**Data shown:**
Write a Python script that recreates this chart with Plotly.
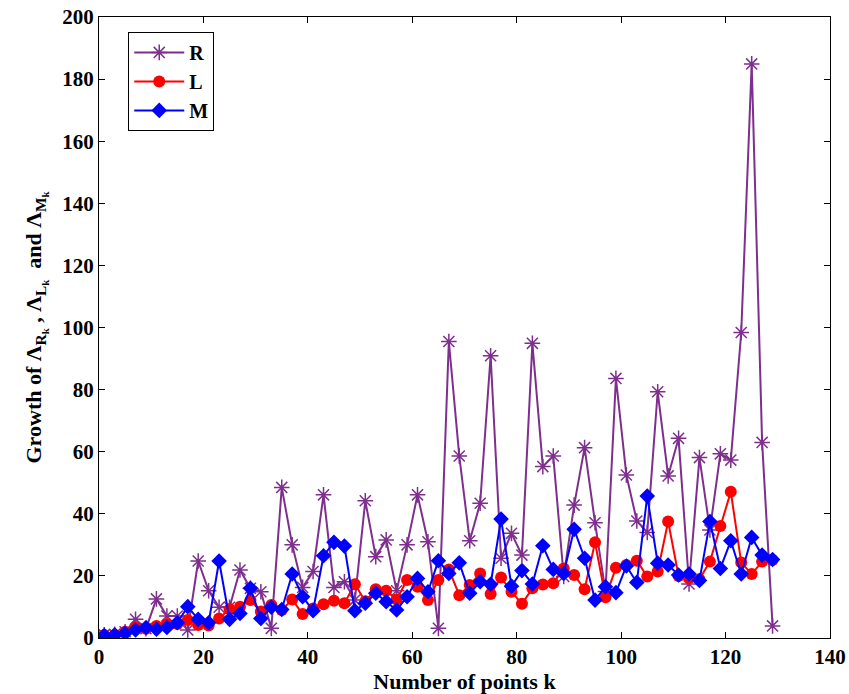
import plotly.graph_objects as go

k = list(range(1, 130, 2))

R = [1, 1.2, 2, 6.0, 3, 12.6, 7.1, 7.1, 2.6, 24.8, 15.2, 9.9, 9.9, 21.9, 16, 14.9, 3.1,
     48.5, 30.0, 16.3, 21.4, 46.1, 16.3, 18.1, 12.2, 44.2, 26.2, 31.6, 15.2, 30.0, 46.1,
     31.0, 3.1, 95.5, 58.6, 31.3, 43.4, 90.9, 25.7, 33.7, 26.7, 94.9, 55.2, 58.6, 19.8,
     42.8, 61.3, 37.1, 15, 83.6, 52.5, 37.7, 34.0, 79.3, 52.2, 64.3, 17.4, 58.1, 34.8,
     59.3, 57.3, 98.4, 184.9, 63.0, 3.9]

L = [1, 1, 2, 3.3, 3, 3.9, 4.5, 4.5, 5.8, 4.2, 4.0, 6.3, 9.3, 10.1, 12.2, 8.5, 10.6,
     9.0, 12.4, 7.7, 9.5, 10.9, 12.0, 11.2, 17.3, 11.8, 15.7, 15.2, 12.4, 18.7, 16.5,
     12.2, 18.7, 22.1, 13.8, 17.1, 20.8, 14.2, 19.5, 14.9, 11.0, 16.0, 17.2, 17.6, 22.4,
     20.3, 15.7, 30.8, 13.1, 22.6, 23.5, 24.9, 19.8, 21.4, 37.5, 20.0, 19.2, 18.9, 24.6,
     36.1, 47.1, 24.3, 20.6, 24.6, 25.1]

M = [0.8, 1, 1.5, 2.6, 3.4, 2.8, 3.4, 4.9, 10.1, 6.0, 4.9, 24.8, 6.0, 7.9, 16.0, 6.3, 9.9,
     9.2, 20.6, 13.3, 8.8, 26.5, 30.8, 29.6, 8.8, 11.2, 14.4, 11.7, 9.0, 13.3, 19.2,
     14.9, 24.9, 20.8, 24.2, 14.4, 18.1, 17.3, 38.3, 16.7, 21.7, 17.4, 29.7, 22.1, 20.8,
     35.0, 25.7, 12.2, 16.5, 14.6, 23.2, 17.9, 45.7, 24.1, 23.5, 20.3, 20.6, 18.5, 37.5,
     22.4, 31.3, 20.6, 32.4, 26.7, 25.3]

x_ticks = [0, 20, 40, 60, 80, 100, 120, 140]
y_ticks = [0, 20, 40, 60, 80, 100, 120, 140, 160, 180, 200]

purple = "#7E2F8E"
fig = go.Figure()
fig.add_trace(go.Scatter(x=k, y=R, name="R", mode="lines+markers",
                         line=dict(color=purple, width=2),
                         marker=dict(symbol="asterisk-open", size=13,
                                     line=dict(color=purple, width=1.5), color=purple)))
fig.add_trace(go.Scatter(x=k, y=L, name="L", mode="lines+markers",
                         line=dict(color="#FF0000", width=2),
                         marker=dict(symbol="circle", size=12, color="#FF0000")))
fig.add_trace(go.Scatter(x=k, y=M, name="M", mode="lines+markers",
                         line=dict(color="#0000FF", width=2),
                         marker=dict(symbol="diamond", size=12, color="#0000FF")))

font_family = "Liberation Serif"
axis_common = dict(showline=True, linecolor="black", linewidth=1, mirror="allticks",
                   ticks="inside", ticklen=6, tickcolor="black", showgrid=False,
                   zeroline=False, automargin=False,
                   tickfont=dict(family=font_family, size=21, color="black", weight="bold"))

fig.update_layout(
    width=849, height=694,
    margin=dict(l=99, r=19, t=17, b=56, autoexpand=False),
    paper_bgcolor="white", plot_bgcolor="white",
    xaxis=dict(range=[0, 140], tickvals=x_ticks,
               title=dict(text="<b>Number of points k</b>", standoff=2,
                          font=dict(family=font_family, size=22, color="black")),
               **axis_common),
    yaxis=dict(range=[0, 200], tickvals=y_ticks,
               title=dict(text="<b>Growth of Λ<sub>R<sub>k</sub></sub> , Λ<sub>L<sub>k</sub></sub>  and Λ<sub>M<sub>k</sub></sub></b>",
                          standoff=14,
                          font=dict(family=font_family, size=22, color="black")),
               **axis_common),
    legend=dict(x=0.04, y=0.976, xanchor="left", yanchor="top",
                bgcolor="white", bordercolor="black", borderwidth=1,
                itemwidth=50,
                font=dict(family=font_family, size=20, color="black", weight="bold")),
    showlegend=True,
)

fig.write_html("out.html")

**Written task:** All the lines above are to be reproduced exactly, except the pictures.

**Exercise result:**
Write a Python script that recreates this chart with Plotly.
import plotly.graph_objects as go

k = list(range(1, 130, 2))

R = [1, 1.2, 2, 6.0, 3, 12.6, 7.1, 7.1, 2.6, 24.8, 15.2, 9.9, 9.9, 21.9, 16, 14.9, 3.1,
     48.5, 30.0, 16.3, 21.4, 46.1, 16.3, 18.1, 12.2, 44.2, 26.2, 31.6, 15.2, 30.0, 46.1,
     31.0, 3.1, 95.5, 58.6, 31.3, 43.4, 90.9, 25.7, 33.7, 26.7, 94.9, 55.2, 58.6, 19.8,
     42.8, 61.3, 37.1, 15, 83.6, 52.5, 37.7, 34.0, 79.3, 52.2, 64.3, 17.4, 58.1, 34.8,
     59.3, 57.3, 98.4, 184.9, 63.0, 3.9]

L = [1, 1, 2, 3.3, 3, 3.9, 4.5, 4.5, 5.8, 4.2, 4.0, 6.3, 9.3, 10.1, 12.2, 8.5, 10.6,
     9.0, 12.4, 7.7, 9.5, 10.9, 12.0, 11.2, 17.3, 11.8, 15.7, 15.2, 12.4, 18.7, 16.5,
     12.2, 18.7, 22.1, 13.8, 17.1, 20.8, 14.2, 19.5, 14.9, 11.0, 16.0, 17.2, 17.6, 22.4,
     20.3, 15.7, 30.8, 13.1, 22.6, 23.5, 24.9, 19.8, 21.4, 37.5, 20.0, 19.2, 18.9, 24.6,
     36.1, 47.1, 24.3, 20.6, 24.6, 25.1]

M = [0.8, 1, 1.5, 2.6, 3.4, 2.8, 3.4, 4.9, 10.1, 6.0, 4.9, 24.8, 6.0, 7.9, 16.0, 6.3, 9.9,
     9.2, 20.6, 13.3, 8.8, 26.5, 30.8, 29.6, 8.8, 11.2, 14.4, 11.7, 9.0, 13.3, 19.2,
     14.9, 24.9, 20.8, 24.2, 14.4, 18.1, 17.3, 38.3, 16.7, 21.7, 17.4, 29.7, 22.1, 20.8,
     35.0, 25.7, 12.2, 16.5, 14.6, 23.2, 17.9, 45.7, 24.1, 23.5, 20.3, 20.6, 18.5, 37.5,
     22.4, 31.3, 20.6, 32.4, 26.7, 25.3]

x_ticks = [0, 20, 40, 60, 80, 100, 120, 140]
y_ticks = [0, 20, 40, 60, 80, 100, 120, 140, 160, 180, 200]

purple = "#7E2F8E"
fig = go.Figure()
fig.add_trace(go.Scatter(x=k, y=R, name="R", mode="lines+markers",
                         line=dict(color=purple, width=2),
                         marker=dict(symbol="asterisk-open", size=13,
                                     line=dict(color=purple, width=1.5), color=purple)))
fig.add_trace(go.Scatter(x=k, y=L, name="L", mode="lines+markers",
                         line=dict(color="#FF0000", width=2),
                         marker=dict(symbol="circle", size=12, color="#FF0000")))
fig.add_trace(go.Scatter(x=k, y=M, name="M", mode="lines+markers",
                         line=dict(color="#0000FF", width=2),
                         marker=dict(symbol="diamond", size=12, color="#0000FF")))

font_family = "Liberation Serif"
axis_common = dict(showline=True, linecolor="black", linewidth=1, mirror="allticks",
                   ticks="inside", ticklen=6, tickcolor="black", showgrid=False,
                   zeroline=False, automargin=False,
                   tickfont=dict(family=font_family, size=21, color="black", weight="bold"))

fig.update_layout(
    width=849, height=694,
    margin=dict(l=99, r=19, t=17, b=56, autoexpand=False),
    paper_bgcolor="white", plot_bgcolor="white",
    xaxis=dict(range=[0, 140], tickvals=x_ticks,
               title=dict(text="<b>Number of points k</b>", standoff=2,
                          font=dict(family=font_family, size=22, color="black")),
               **axis_common),
    yaxis=dict(range=[0, 200], tickvals=y_ticks,
               title=dict(text="<b>Growth of Λ<sub>R<sub>k</sub></sub> , Λ<sub>L<sub>k</sub></sub>  and Λ<sub>M<sub>k</sub></sub></b>",
                          standoff=14,
                          font=dict(family=font_family, size=22, color="black")),
               **axis_common),
    legend=dict(x=0.04, y=0.976, xanchor="left", yanchor="top",
                bgcolor="white", bordercolor="black", borderwidth=1,
                itemwidth=50,
                font=dict(family=font_family, size=20, color="black", weight="bold")),
    showlegend=True,
)

fig.write_html("out.html")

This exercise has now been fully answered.